One such book is the 30 day MBA. Now I am not personally sold on the idea of an MBA courses as a concept. I am not sure you can attend a university, do an MBA course and come out ready to run any sort of business. BUT, MBAs are a really good foundation for business knowledge. The 30 Day MBA by Guy Cornwall takes what is covered in these university courses, and boils it down into bite sized chunks which anybody can understand.
It covers most of the topics you need to know to run any form of business. Whether you are a contractor, a freelancer or (like me) run a small business, this book will cover a lot of the subjects you need to know. Finance (how balance sheets work, what is a P&L report, how to use an aged debt report), sales, marketing (advertising, customer retention, etc), growth, legals – everything is given a good foundation.
Even for seasoned freelancers and small business owners/managers, this book is well worth a read as it refreshes ideas and knowledge which can help you grow your business. In fact, sometimes it makes sense to read chapters with your real business data to hand – it will help pull everything together.
If you want to get a handle on your business or want to get some ideas for driving it forward, this book is recommended.
Most (but not all) of my own personal marketing is currently through Google AdWords.

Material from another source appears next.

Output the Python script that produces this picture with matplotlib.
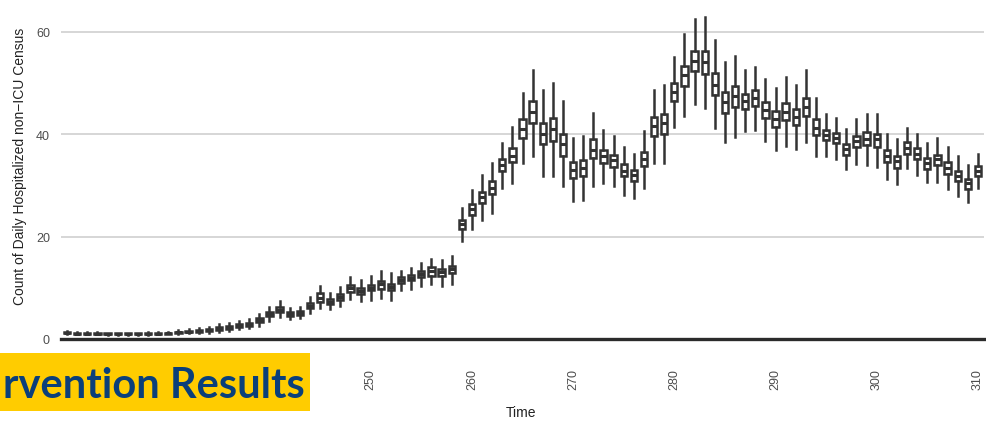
import matplotlib
matplotlib.use('Agg')
import matplotlib.pyplot as plt
from matplotlib.patches import Rectangle

#days on the x axis (one box per day)
days = list(range(220, 311))

#whisker low, lower quartile, median, upper quartile, whisker high
lo = [1.0, 0.9, 0.9, 0.9, 0.8, 0.8, 0.8, 0.8, 0.8, 0.9, 0.9, 1.0, 1.1, 1.1, 1.2, 1.4, 1.6, 1.9, 2.1, 2.6,
      3.6, 4.2, 3.9, 4.1, 5.1, 6.0, 5.9, 6.5, 7.8, 7.4, 7.7, 8.0, 7.7, 9.5, 9.8, 10.3, 10.8, 10.4, 10.8,
      19.1, 21.4, 23.3, 24.6, 29.5, 30.4, 34.4, 35.7, 31.8, 31.9, 29.8, 26.9, 27.2, 29.8, 30.4, 29.8,
      28.2, 27.6, 29.5, 34.4, 34.4, 41.4, 43.5, 45.8, 45.2, 41.2, 38.4, 39.5, 40.6, 40.9, 38.6, 36.9,
      37.7, 37.2, 38.4, 35.7, 35.8, 35.2, 33.2, 34.1, 33.9, 33.6, 31.3, 30.2, 33.4, 32.1, 30.6, 30.6,
      29.3, 28.0, 26.7, 29.5]
q1 = [1.1, 1.0, 1.0, 1.0, 0.9, 0.9, 0.9, 0.9, 0.95, 1.0, 1.0, 1.2, 1.3, 1.4, 1.5, 1.8, 2.0, 2.3, 2.6, 3.3,
      4.4, 5.2, 4.5, 4.7, 6.0, 7.3, 6.8, 7.7, 9.2, 8.8, 9.5, 9.8, 9.6, 11.0, 11.5, 12.1, 12.4, 12.4, 12.8,
      21.4, 24.3, 26.6, 28.4, 32.8, 34.5, 39.3, 42.2, 38.0, 38.6, 35.8, 31.5, 31.9, 35.4, 34.3, 33.6,
      31.8, 30.8, 33.7, 39.7, 40.1, 46.4, 49.5, 52.3, 51.7, 47.6, 44.2, 45.4, 45.0, 45.5, 43.2, 41.4,
      42.7, 41.7, 43.5, 39.9, 38.8, 38.2, 36.0, 37.5, 37.8, 37.5, 34.5, 33.4, 36.2, 35.1, 33.2, 33.9,
      32.3, 30.8, 29.3, 31.9]
med = [1.2, 1.05, 1.05, 1.05, 0.95, 0.95, 0.95, 1.0, 1.0, 1.05, 1.1, 1.3, 1.4, 1.6, 1.7, 2.0, 2.3, 2.6, 2.9, 3.7,
       4.8, 5.7, 4.9, 5.1, 6.5, 8.1, 7.3, 8.3, 9.9, 9.4, 10.0, 10.7, 10.2, 11.5, 12.0, 12.6, 13.2, 13.0, 13.6,
       22.4, 25.3, 27.8, 29.5, 33.9, 35.8, 41.0, 44.3, 40.1, 41.0, 38.0, 33.0, 33.4, 37.0, 35.7, 34.9,
       32.9, 32.0, 35.1, 41.6, 42.1, 48.2, 51.5, 54.3, 54.1, 49.7, 46.3, 47.4, 46.4, 47.1, 44.7, 43.0,
       44.4, 43.4, 45.4, 41.2, 39.9, 39.3, 37.2, 38.6, 39.1, 39.0, 35.7, 34.7, 37.3, 36.2, 34.3, 35.1,
       33.4, 31.8, 30.4, 32.8]
q3 = [1.4, 1.2, 1.2, 1.2, 1.1, 1.1, 1.1, 1.1, 1.15, 1.2, 1.25, 1.45, 1.6, 1.8, 1.9, 2.3, 2.6, 2.9, 3.2, 4.1,
      5.3, 6.3, 5.3, 5.5, 7.1, 9.0, 7.8, 8.8, 10.5, 10.0, 10.6, 11.3, 10.8, 12.1, 12.5, 13.2, 14.1, 13.6, 14.3,
      23.3, 26.4, 28.7, 30.8, 35.1, 37.3, 42.9, 46.4, 42.2, 43.2, 40.1, 34.6, 34.9, 39.0, 36.9, 36.0,
      34.1, 33.1, 36.6, 43.4, 44.0, 50.0, 53.4, 56.3, 56.2, 52.0, 48.2, 49.4, 47.9, 48.6, 46.3, 44.5,
      46.1, 45.0, 47.1, 42.9, 40.9, 40.3, 38.0, 39.7, 40.4, 40.1, 36.9, 35.7, 38.4, 37.3, 35.4, 36.0,
      34.5, 32.8, 31.3, 33.7]
hi = [1.5, 1.3, 1.3, 1.3, 1.2, 1.2, 1.2, 1.2, 1.3, 1.3, 1.4, 1.7, 1.9, 2.2, 2.4, 2.9, 3.2, 3.6, 3.9, 4.9,
      6.2, 7.4, 6.1, 6.3, 8.3, 10.4, 8.9, 10.1, 12.1, 11.6, 12.4, 13.2, 12.9, 13.2, 13.9, 14.9, 15.7, 15.5, 16.2,
      25.6, 29.1, 32.1, 34.4, 38.3, 41.4, 48.1, 52.6, 48.7, 50.0, 46.4, 39.3, 39.6, 44.2, 40.8, 39.7,
      37.5, 36.2, 40.6, 48.7, 49.7, 55.1, 59.5, 62.5, 62.9, 58.4, 54.1, 55.2, 52.5, 53.2, 50.7, 49.1,
      51.2, 49.7, 52.6, 47.1, 44.0, 43.2, 41.1, 43.0, 44.0, 44.0, 40.1, 39.0, 41.2, 40.1, 38.2, 39.3,
      37.5, 35.7, 33.9, 36.2]

yticks = [0, 20, 40, 60]
xticks = [250, 260, 270, 280, 290, 300, 310]

W, H = 986, 427
fig = plt.figure(figsize=(W / 100, H / 100), dpi=100)
plt.rcParams['font.family'] = ['Liberation Sans', 'DejaVu Sans']

#panel placed in pixels: left edge 61px, 923px wide, bottom at 340px from the top
ax = fig.add_axes([61 / W, (H - 340) / H, 923 / W, 340 / H])

#build the box statistics for bxp
stats = []
for i in range(len(days)):
    stats.append({'whislo': lo[i], 'q1': q1[i], 'med': med[i], 'q3': q3[i], 'whishi': hi[i], 'fliers': []})

dark = '#333333'
ax.bxp(stats, positions=days, widths=0.62, showcaps=False, patch_artist=True, manage_ticks=False,
       boxprops={'facecolor': 'white', 'edgecolor': dark, 'linewidth': 1.8},
       medianprops={'color': dark, 'linewidth': 2.2},
       whiskerprops={'color': dark, 'linewidth': 1.8}, zorder=3)

ax.set_xlim(219.4, 310.6)
ax.set_ylim(0, 66.4)
ax.set_yticks(yticks)
ax.set_xticks(xticks)
ax.set_xticklabels([str(t) for t in xticks], rotation=90)
ax.tick_params(axis='both', length=0, labelsize=9, labelcolor='#4d4d4d')
ax.tick_params(axis='x', pad=21)
ax.tick_params(axis='y', pad=8)
ax.grid(axis='y', color='#cfcfcf', linewidth=1.2)
ax.set_axisbelow(True)
for s in ['top', 'right', 'left']:
    ax.spines[s].set_visible(False)
ax.spines['bottom'].set_color('#2b2b2b')
ax.spines['bottom'].set_linewidth(2.4)
ax.spines['bottom'].set_zorder(4)

#axis titles
fig.text(521 / W, 1 - 413 / H, 'Time', ha='center', va='center', fontsize=10, color='#222222')
fig.text(20 / W, 1 - 305 / H, 'Count of Daily Hospitalized non\u2212ICU Census', rotation=90,
         ha='center', va='bottom', fontsize=10, color='#222222')

#slide banner overlapping the bottom left
fig.patches.append(Rectangle((0, 1 - 412 / H), 310 / W, 58 / H, transform=fig.transFigure,
                             facecolor='#FFCC00', edgecolor='none', zorder=5))
fig.text(305 / W, 1 - 398 / H, 'rvention Results', ha='right', va='baseline', fontsize=30,
         fontweight='bold', family=['Lato', 'DejaVu Sans'], color='#0A3F7A', zorder=6)

plt.savefig('out.png', dpi=100)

I have other forms of marketing in play as well, but over the last 6 months, Google AdWords has pulled in far more new work than any other form of marketing.
Google likes to promote their Adwords service as easy to use, and it can be. But by being easy to use, it’s also very easy to get things wrong and to waste an awful lot of money on adverts that don’t work, or result in a high level of bounces (people who hit your web site and then bounce right back to the Google search results as they don’t like what they see).
One of the reasons I am having more success now than in my initial use of Adwords is through the tips and tricks I obtained from Perry Marshall’s book: The ultimate Guide to Google Adwords. It really has made a difference to the number of leads I have obtained and number of sales closed.
This book is packed with so much information, tips and useful resources that I updated my own campaign and straight away (or within a couple of days) I started to see the results. The book covers all kinds of Adwords related terms and tricks including:
- Peel and Stick: creating a new campaign for different sets of keywords appealing to different sets of searchers.
- Keyword selection, searching and linking to landing pages
- Using Negative keywords and exact matches, to improve your relevance, click through rate, your average position and reduce your cost per click.
- Split-testing, making sure you are always testing out which ad is better for your campaign by battling two against each other and testing their performance.
- Writing an effective ad- by promoting benefits first and features second.
From this book, it is very easy to see why Perry Marshall is the king of adwords and is well-renowned around the world. Both new and experienced Adwords users should consider buying this book. Just one of his tips can make a huge difference to your sales and therefore to your bottom line.
The only word of caution I would offer is that some of the ‘add-on value’ (outside of the printed page) is very American and geared towards selling you more information and courses. The book is great, but I just didn’t like the add-on ‘benefits’.
But if you want to land more customers, I can recommend Adwords. And if you want to get the most of adwords, I can recommend this book.